Dans un éditorial paru dans le quotidien londonien en arabe Al-Sharq al-Awsat le 18 mars 2007, Tariq Al-Homayad, rédacteur en chef du journal, critique l’ingérence du Qatar dans la politique du Moyen-Orient. Extraits: [1]
Le Qatar parle de panarabisme, de libération et de combat, alors qu’il héberge la plus grande base militaire américaine.
“Alors que les problèmes régionaux sont en voie d’être réglés, le Qatar se cherche une fois de plus un rôle. La crise étant cette fois plus forte, tous les grands acteurs se sont mobilisés, et Doha n’a rien trouvé de mieux à faire que d’évoquer les pires attaques et mauvais traitements (subis par le Moyen-Orient) dans les années 1960.
Les manœuvres du principal acteur – par là j’entends l’Arabie saoudite – ont fait perdre la tête aux Qataris. Ainsi nous voyons et entendons leur offensive flagrante contre Riad et tous ceux qui s’efforcent de stabiliser la région.
Le problème des dirigeants qataris, c’est qu’ils n’ont ni crédibilité, ni poids politique, et les premiers à en témoigner sont les partis qui vivent une lune de miel avec eux.
Le Qatar parle de panarabisme, de libération et de lutte, alors que sur son sol se trouve la plus importante base militaire américaine. [Les Qataris] parlent de tolérance religieuse alors que Doha est devenue une tribune où Al-Qaïda montre ses films pour diffuser son idéologie empoisonnée. L’un de ses reporters est actuellement en prison pour avoir collaboré avec Al-Qaïda.
Ils parlent de la cause palestinienne, alors qu’ils sont les premiers à se ruer vers Israël. (Toutefois), quand Israël a voulu discuter de l’initiative arabe – celle du roi ‘Abdullah Ben ‘Abd al-Aziz, le Qatar a été le premier à être ignoré par Israël.”
La politique du Qatar à Beyrouth a été une politique de “duperie et d’incitation à la haine”
“Pendant que Doha proclamait sa dévotion au Liban, des bombes intelligentes étaient transportées de son sol vers Israël lors de la guerre de 33 jours. Alors même que l’émir qatari parlait de la ‘victoire tant attendue’ au Liban, son ministre des Affaires étrangères, encore à bord de son avion, tenait les Israéliens au courant des moindres détails consécutifs à la conférence de Beyrouth. (…)
Quand les Qataris évoquaient leurs craintes concernant l’avenir du Liban, leur politique à Beyrouth ne différait pas de celle de la chaîne télévisée Abou Adas (télévision syrienne) – une chaîne de duperie et d’incitation (à la violence).
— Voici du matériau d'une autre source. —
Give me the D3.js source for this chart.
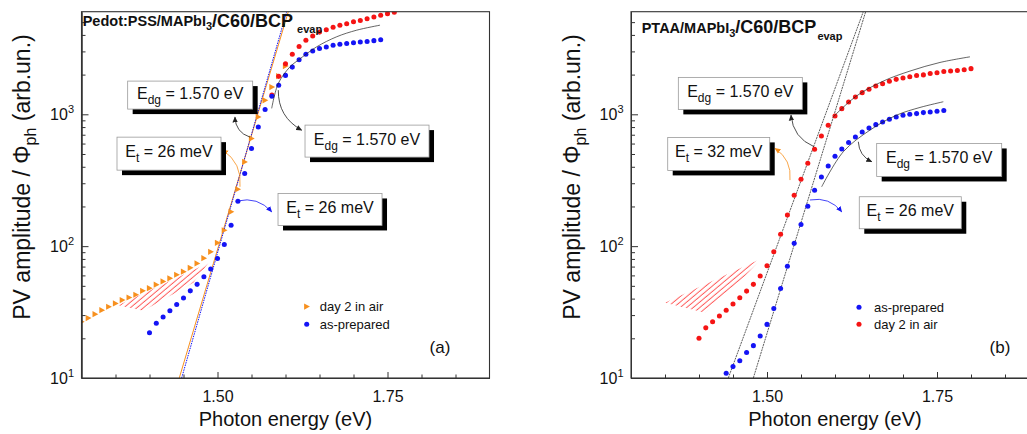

Tout le monde a pu constater la façon dont les dirigeants qataris ont éludé le sujet de la conférence de Paris III (sur la réhabilitation du Liban).
Il en va de même de la position du (Qatar vis-à-vis de) Bagdad. (Les Qataris) ont été une source de différends pour tout ce qui touche à l’Irak (…)”
Les grandes questions nécessitent des hommes d’Etat, non des commerçants en crise ou des Etats microphones.
“Voici le Qatar, qui se cherche un rôle dépassant sa signification et sa crédibilité politiques. Aujourd’hui, les Libanais sont dans une meilleure situation – depuis l’accord de la Mecque – et les Irakiens parlent de réconciliation nationale. Leurs délégations ont entrepris le trajet vers Riad. Les Iraniens se sont débarrassés des Syriens et des autres médiateurs, et sont venus parler face-à-face avec les Saoudiens. Les grandes questions nécessitent des hommes d’Etat et non des commerçants en crise ou des Etats microphones comme Doha et ses dirigeants.
De même, les Libanais évoquent des solutions qui pourraient s’avérer utiles et bénéfiques, sous un parapluie irano-saoudien. Israël scrute, manœuvre et s’apprête à reconsidérer l’initiative arabe proposée par l’Arabie saoudite, tandis que les Américains agissent (de concert) avec Riad pour (chercher un règlement à) toutes ces questions en suspens dans la région.
Et finalement, le sommet arabe devant se tenir en Arabie saoudite se prépare, et tout (ce qui précède) explique le comportement erratique du Qatar – bien que telle ait été son attitude envers Riad depuis l’éviction de son (précédent émir). Bien sûr, la meilleure réaction face à ce comportement est pour Riad de poursuivre son travail politique. Le Qatar est une goutte dans l’océan qui n’aura aucune sorte d’influence. Après tout, en temps de détresse, ce sont les lois de la nature qui l’emportent, remettant chacun à sa place.”